Spoke

A project to upload and store audio and text of speeches.

Testing Phonegap

Tests for the app can be found in phonegap/www/spec.html which you can just open in your browser locally to run.

They run using Jasmine, and can be found in phonegap/spec.

Currently they seem to be fine in Chrome or Firefox, but since the code they’re testing is not supposed to be run a desktop browser, this isn’t particularly important, though I’ve found Firefox (well, Firebug) gives better error messages when dealing with the anonymous functions that define specs, which can help pinpoint whether it’s an error in your code or the test.

Things the tests use

Test Helpers

Phonegap’s default project comes with a helper file that does some stuff you might want to do in a Jasmine test. While it’s not very helpful when you have things like jasmine-jquery (or even just jQuery) around, it gave me the idea to add something that were.

Probably, now that this is setup, it won’t need messing with, but it’s worth explaining what it does anyway.

Firstly, there are a couple of methods to fake the things that app looks for when deciding whether or not start. Because it relies on phonegap, it won’t start until there’s a deviceready event, which will never happen on a desktop, so we fake one. The app also expects certain global methods/objects to exist like window.Device, so there are helpers to create them if needed.
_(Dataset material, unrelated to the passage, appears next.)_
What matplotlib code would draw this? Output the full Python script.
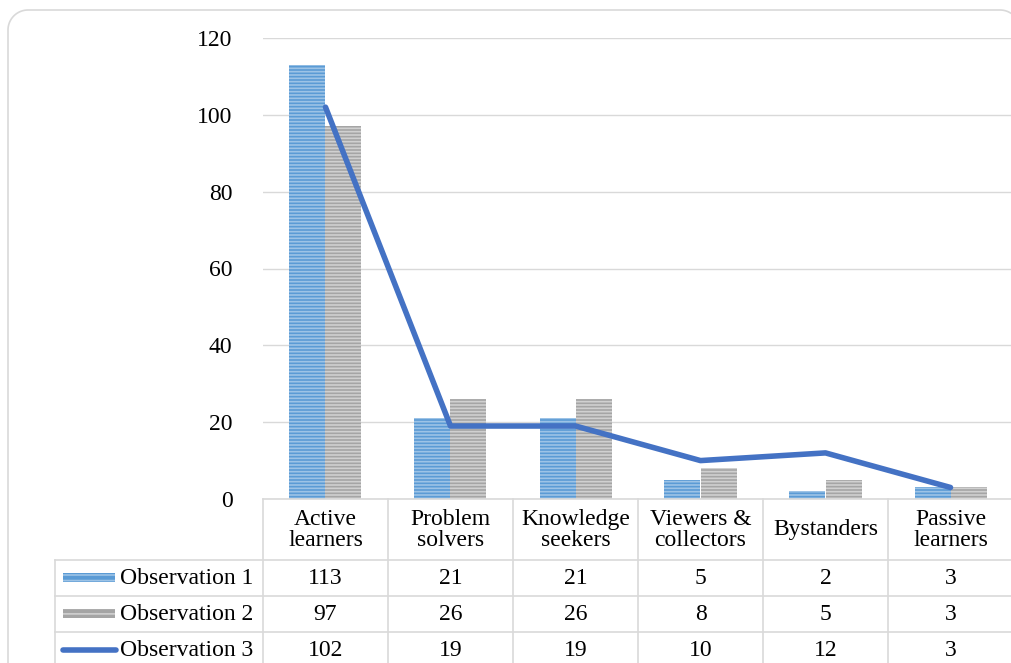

The second main thing that the helpers do is provide factory methods (for want of a better description) to create mock objects for Phonegap APIs like the File API. Because these are all quite long-winded, multiple-async-callback affairs, and to test stuff properly you need to specify the behaviour at each step, there are quite a lot of these. They don’t mock everything that phonegap can do, or give options for all of the possible eventualities, but they do enough for our needs at the moment.